Opportunity – If the Buckeyes can begin using the tight end more as a weapon, it will take tremendous pressure off of the young line and quarterbacks. Defenses will be less inclined to ‘bring the house' if in doing so they unleash a 6'4", 260lb man into their secondary.
Threat – Injury. Fans will shudder every time Ryan Hamby goes down in a pile. It would have been one thing to have both he and Irizarry with some young players behind them vying for playing time. It is quite another with Irizarry already gone and only Hamby left from what was a strong position with solid depth in 2003.
Overall, this offense has talent, but so many questions remain that I am not certain the widespread optimism seen in Buckeyedom is warranted. Logically, it is tremendously difficult to come up with reasons why this year's offense will be better than the last group when Ben Hartsock, Craig Krenzel, Drew Carter, Michael Jenkins, Chris Gamble, Alex Stepanovich, Shane Olivea, and Adrien Clarke were all drafted in 2004. For those lacking math skills, that group accounts for 7 of the 11 opening day starters for Ohio State in 2003.

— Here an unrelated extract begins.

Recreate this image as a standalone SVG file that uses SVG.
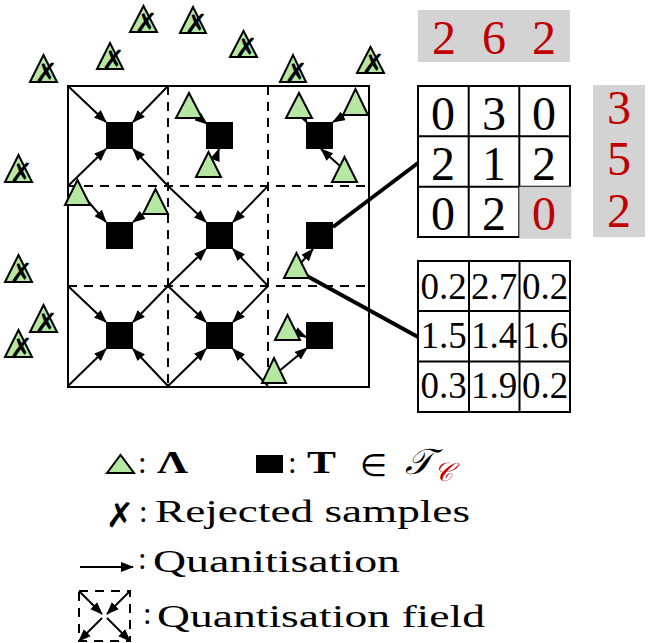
<svg xmlns="http://www.w3.org/2000/svg" width="662" height="643" viewBox="0 0 662 643">
<defs>
<style>
.tri{fill:#b5e6a2;stroke:#000;stroke-width:2;stroke-linejoin:miter}
.sq{fill:#000}
.arr{stroke:#000;stroke-width:2;fill:none;marker-end:url(#ah)}
.dash{stroke:#000;stroke-width:2;stroke-dasharray:9 7;fill:none}
.box{stroke:#000;stroke-width:2;fill:none}
.thick{stroke:#000;stroke-width:4;fill:none}
.x{font-family:"DejaVu Sans",sans-serif;font-weight:bold;font-size:28px;fill:#000;text-anchor:middle}
.big{font-family:"Liberation Serif",serif;font-size:48px;text-anchor:middle}
.red{fill:#c00000}
.mid{font-family:"Liberation Serif",serif;font-size:37px;text-anchor:middle;fill:#000}
.lg{font-family:"Liberation Serif",serif;font-size:31px;fill:#000}
.gray{fill:#d3d3d3}
</style>
<marker id="ah" markerWidth="13" markerHeight="10" refX="12" refY="5" orient="auto" markerUnits="userSpaceOnUse"><path d="M0,0 L13,5 L0,10 z" fill="#000"/></marker>
</defs>
<rect width="662" height="643" fill="#fff"/>

<g id="rejected">
<polygon class="tri" points="130,32 143.5,6 157,32"/><text class="x" x="146" y="33">✗</text>
<polygon class="tri" points="180,33 193,7 206,33"/><text class="x" x="196" y="34">✗</text>
<polygon class="tri" points="230,57 243.5,31 257,57"/><text class="x" x="246" y="58">✗</text>
<polygon class="tri" points="97,69 110,43 123,69"/><text class="x" x="113" y="70">✗</text>
<polygon class="tri" points="30,82 43.5,55 57,82"/><text class="x" x="46" y="83">✗</text>
<polygon class="tri" points="280,82 293,55 306,82"/><text class="x" x="296" y="83">✗</text>
<polygon class="tri" points="357,73 370.5,47 384,73"/><text class="x" x="373" y="74">✗</text>
<polygon class="tri" points="5,182 18.5,155 32,182"/><text class="x" x="21" y="183">✗</text>
<polygon class="tri" points="5,282 18.5,255 32,282"/><text class="x" x="21" y="283">✗</text>
<polygon class="tri" points="30,332 43.5,305 57,332"/><text class="x" x="46" y="333">✗</text>
<polygon class="tri" points="5,357 18.5,330 32,357"/><text class="x" x="21" y="358">✗</text>
</g>

<g id="grid">
<line class="dash" x1="168" y1="86" x2="168" y2="387"/>
<line class="dash" x1="268" y1="86" x2="268" y2="387"/>
<line class="dash" x1="68" y1="186" x2="369" y2="186"/>
<line class="dash" x1="68" y1="286" x2="369" y2="286"/>
<rect class="box" x="68" y="86" width="301" height="301"/>
</g>

<g id="connectors">
<line class="arr" x1="68" y1="86" x2="106" y2="122"/>
<line class="arr" x1="168" y1="86" x2="133" y2="122"/>
<line class="arr" x1="68" y1="186" x2="106" y2="149"/>
<line class="arr" x1="168" y1="186" x2="133" y2="149"/>
<line class="arr" x1="168" y1="186" x2="206" y2="222"/>
<line class="arr" x1="268" y1="186" x2="233" y2="222"/>
<line class="arr" x1="168" y1="286" x2="206" y2="249"/>
<line class="arr" x1="268" y1="286" x2="233" y2="249"/>
<line class="arr" x1="68" y1="286" x2="106" y2="322"/>
<line class="arr" x1="168" y1="286" x2="133" y2="322"/>
<line class="arr" x1="68" y1="386" x2="106" y2="349"/>
<line class="arr" x1="168" y1="386" x2="133" y2="349"/>
<line class="arr" x1="168" y1="286" x2="206" y2="322"/>
<line class="arr" x1="268" y1="286" x2="233" y2="322"/>
<line class="arr" x1="168" y1="386" x2="206" y2="349"/>
<line class="arr" x1="268" y1="386" x2="233" y2="349"/>
<line class="arr" x1="192" y1="112" x2="207" y2="124"/>
<line class="arr" x1="215" y1="160" x2="219" y2="149"/>
<line class="arr" x1="300" y1="110" x2="307" y2="123"/>
<line class="arr" x1="350" y1="112" x2="333" y2="122"/>
<line class="arr" x1="340" y1="166" x2="321" y2="149"/>
<line class="arr" x1="86" y1="199" x2="106" y2="222"/>
<line class="arr" x1="152" y1="208" x2="133" y2="222"/>
<line class="arr" x1="300" y1="264" x2="313" y2="249"/>
<line class="arr" x1="290" y1="329" x2="306" y2="337"/>
<line class="arr" x1="278" y1="372" x2="307" y2="348"/>
<line class="thick" x1="333" y1="227" x2="418" y2="163"/>
<line class="thick" x1="307" y1="276" x2="418" y2="337"/>
</g>

<g id="squares">
<rect class="sq" x="106" y="122" width="27" height="27"/>
<rect class="sq" x="206" y="122" width="27" height="27"/>
<rect class="sq" x="306" y="122" width="27" height="27"/>
<rect class="sq" x="106" y="222" width="27" height="27"/>
<rect class="sq" x="206" y="222" width="27" height="27"/>
<rect class="sq" x="306" y="222" width="27" height="27"/>
<rect class="sq" x="106" y="322" width="27" height="27"/>
<rect class="sq" x="206" y="322" width="27" height="27"/>
<rect class="sq" x="306" y="322" width="27" height="27"/>
</g>

<g id="samples">
<polygon class="tri" points="176,118 189,93 202,118"/>
<polygon class="tri" points="196,177 208.5,152 221,177"/>
<polygon class="tri" points="286,118 299,93 312,118"/>
<polygon class="tri" points="343,115 355.5,89 368,115"/>
<polygon class="tri" points="332,182 344.5,157 357,182"/>
<polygon class="tri" points="65,205 77.5,180 90,205"/>
<polygon class="tri" points="143,214 155.5,189 168,214"/>
<polygon class="tri" points="284,278 296.5,253 309,278"/>
<polygon class="tri" points="275,340 287.5,315 300,340"/>
<polygon class="tri" points="262,383 274,358 286,383"/>
</g>

<g id="colsum">
<rect class="gray" x="418" y="10" width="152" height="52"/>
<text class="big red" x="444" y="54">2</text>
<text class="big red" x="494" y="54">6</text>
<text class="big red" x="544" y="54">2</text>
</g>

<g id="rowsum">
<rect class="gray" x="593" y="85" width="52" height="152"/>
<text class="big red" x="619" y="124">3</text>
<text class="big red" x="619" y="175">5</text>
<text class="big red" x="619" y="227">2</text>
</g>

<g id="intmatrix">
<rect x="418" y="86" width="152" height="151" fill="#fff" stroke="#000" stroke-width="2"/>
<line class="box" x1="468.7" y1="86" x2="468.7" y2="237"/>
<line class="box" x1="519.3" y1="86" x2="519.3" y2="237"/>
<line class="box" x1="418" y1="136.3" x2="570" y2="136.3"/>
<line class="box" x1="418" y1="186.7" x2="570" y2="186.7"/>
<rect class="gray" x="519.3" y="186.7" width="52" height="52"/>
<text class="big" x="443" y="130">0</text>
<text class="big" x="494" y="130">3</text>
<text class="big" x="544" y="130">0</text>
<text class="big" x="443" y="180">2</text>
<text class="big" x="494" y="180">1</text>
<text class="big" x="544" y="180">2</text>
<text class="big" x="443" y="230">0</text>
<text class="big" x="494" y="230">2</text>
<text class="big red" x="544" y="230">0</text>
</g>

<g id="realmatrix">
<rect class="box" x="418" y="261" width="152" height="151"/>
<line class="box" x1="469" y1="261" x2="469" y2="412"/>
<line class="box" x1="519.5" y1="261" x2="519.5" y2="412"/>
<line class="box" x1="418" y1="311" x2="570" y2="311"/>
<line class="box" x1="418" y1="361.5" x2="570" y2="361.5"/>
<text class="mid" x="443.5" y="299">0.2</text>
<text class="mid" x="494" y="299">2.7</text>
<text class="mid" x="545" y="299">0.2</text>
<text class="mid" x="443.5" y="348">1.5</text>
<text class="mid" x="494" y="348">1.4</text>
<text class="mid" x="545" y="348">1.6</text>
<text class="mid" x="443.5" y="398">0.3</text>
<text class="mid" x="494" y="398">1.9</text>
<text class="mid" x="545" y="398">0.2</text>
</g>

<g id="legend">
<polygon class="tri" points="107,473 120.5,455 134,473"/>
<text class="lg" x="138" y="473" font-size="26">:</text>
<text class="lg" x="157" y="473" font-size="28" font-weight="bold" textLength="31" lengthAdjust="spacingAndGlyphs">Λ</text>
<rect class="sq" x="256" y="455" width="27" height="18"/>
<text class="lg" x="288" y="473" font-size="26">:</text>
<text class="lg" x="307" y="473" font-size="28" font-weight="bold" textLength="29" lengthAdjust="spacingAndGlyphs">T</text>
<text class="lg" x="360" y="476" font-size="30">∈</text>
<text x="405" y="474" font-family="'DejaVu Serif','Noto Sans',serif" font-style="italic" font-size="36">𝒯</text>
<text x="434" y="481" font-family="'DejaVu Serif','Noto Sans',serif" font-style="italic" font-size="26" fill="#c00000">𝒞</text>
<text x="120" y="527" font-family="'DejaVu Sans',sans-serif" font-weight="bold" font-size="34" text-anchor="middle">✗</text>
<text class="lg" x="139" y="522" font-size="26">:</text>
<text class="lg" x="155" y="522" textLength="315" lengthAdjust="spacingAndGlyphs">Rejected samples</text>
<line class="arr" x1="80" y1="567" x2="133" y2="567"/>
<text class="lg" x="138" y="569" font-size="26">:</text>
<text class="lg" x="153" y="572" textLength="247" lengthAdjust="spacingAndGlyphs">Quanitisation</text>
<rect class="dash" x="79" y="591" width="51" height="50" stroke-dasharray="8 9"/>
<line class="arr" x1="79" y1="591" x2="102" y2="614"/>
<line class="arr" x1="130" y1="591" x2="107" y2="614"/>
<line class="arr" x1="102" y1="618" x2="79" y2="641"/>
<line class="arr" x1="107" y1="618" x2="130" y2="641"/>
<text class="lg" x="143" y="624" font-size="26">:</text>
<text class="lg" x="157" y="627" textLength="328" lengthAdjust="spacingAndGlyphs">Quantisation field</text>
</g>
</svg>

I expect the offense to struggle early. Louis Irizarry's loss is going to hurt. He was someone that opposing defenses were going to have to scheme around. With his absence, they will now have the luxury of focusing more manpower on Santonio Holmes and Roy Hall.
Ultimately though, this offense will go as far as its running game will take it. If Brandon Joe, Lydell Ross, and one of the freshman tailbacks can step up and put some bite back into what was an anemic rushing attack in 2003, then teams will have to respect the Buckeyes on the ground. Justin Zwick and the wideouts will then have a legitimate opportunity to showcase their wares through the air.